The counterpiracy plan outlined Wednesday by Secretary of State Hillary Clinton was short on specifics, but long on nuance. Clinton committed to tracking and freezing the Somali bandits' finances—something that could prove difficult—while also working with shipping conglomerates and insurance companies to address "gaps in their self-defense measures." With a heavy military presence in the region all but off the table, given officials' remarks on the subject, what could that mean? (Story continued below...)
John Patch, a retired Navy commander who now teaches at the U.S. Army War College, has one possible answer. In the past few months, Patch has repeatedly said the global security threat posed by pirates is "overstated." But if Washington now feels compelled to respond to the surge in piracy in the Gulf of Aden, Patch argues, the best approach would be to treat the problem as a law-enforcement issue, not a military mission. NEWSWEEK's Katie Paul spoke to him about why, if the U.S. is to play any armed role in responding to the Somali pirates, the Coast Guard might be its best bet. Excerpts:
Paul: You've recommended sending out Coast Guard ships to the Somali coast. Why the Coast Guard?
Patch: When threats concern law enforcement, the Coast Guard is manned, trained and equipped more appropriately to deal with them. For example, they know how to gather evidence against pirates during the actual incident—filming it, taking pictures of the detainee, getting biometric evidence or fingerprints to prove this is actually the guy who pulled the trigger. We have to consider what are the rules for how to detain and treat the prisoner. Obviously, we have to be careful given previous issues that have negatively impacted views about the United States.
The Navy can't do those things?
No, they're not trained in that. The Navy is a conventional force with guns and missiles designed to take on conventional adversaries. When they're out doing law enforcement—what we call "ash and trash" missions—then they don't get their other missions done. Also, the endgame is to prosecute these guys and put them in jail. But there has been a couple of instances where the U.S. and other navies have been involved with piracy shootouts and had to let the pirates go. Recently, that happened to the Dutch.
So because the Coast Guard has interdicted drug shipments, for example, they're better equipped?
The Coast Guard has very extensive training in how to use small law-enforcement detachments, called LEDETs. They know how to use handcuffs, Tasers, tear gas—nonlethal means like police officers use. They're a combination law-enforcement agency and conventional military force. So when you're talking about essentially policing Somalia's waters, the law-enforcement aspects of the problem simply make the Coast Guard more suitable.
Does the Coast Guard have the capabilities and the resources to police Somali waters?

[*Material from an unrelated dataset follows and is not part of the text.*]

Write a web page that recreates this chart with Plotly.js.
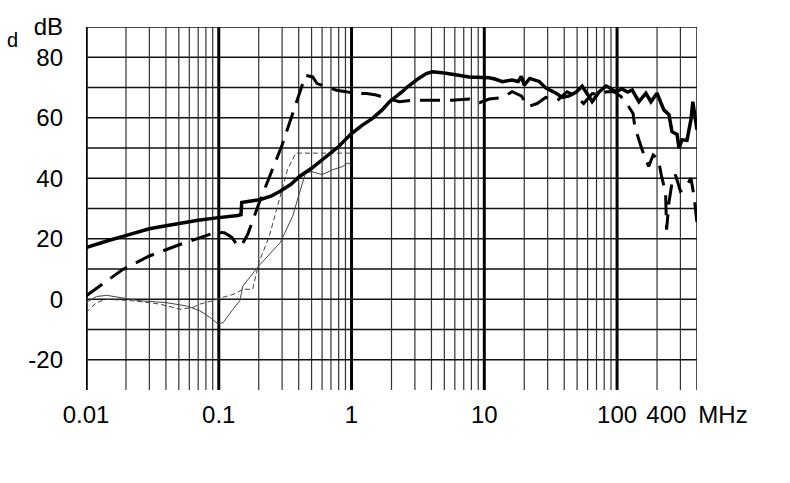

There are only so many Coast Guard people and ships, and they're already overwhelmed with missions. So it's not a very practical solution unless you put it in an international light—meaning, a U.N.-sanctioned police monitoring force in Somali waters with, say, 20 nations ponying up law-enforcement vessels and blessings by the Hague, Interpol, etc. That is a potential solution. But it's very costly. It would require lots of ships. And you would have to have the approval and involvement of the transitional government in Mogadishu.
The Coast Guard has had different missions thrown at it—drug interdiction, terrorism and homeland security—that some say have taken it away from its core mission. Does it have the resources for this new one?
Coast Guard leaders would probably say exactly that—we are the best suited, but we don't have the resources. So then you have two options. You can give them the resources, but it would take time and money for that to work—probably five years. The other option is to rack and stack your priorities, and just walk away. You figure, the problem isn't important enough, so you move to the next issue and accept a certain amount of piracy coming out of Somalia. That's my fundamental argument; the impact on the global economy is minimal and there's no existential threat to the United States. We should be careful about how agitated we get over piracy.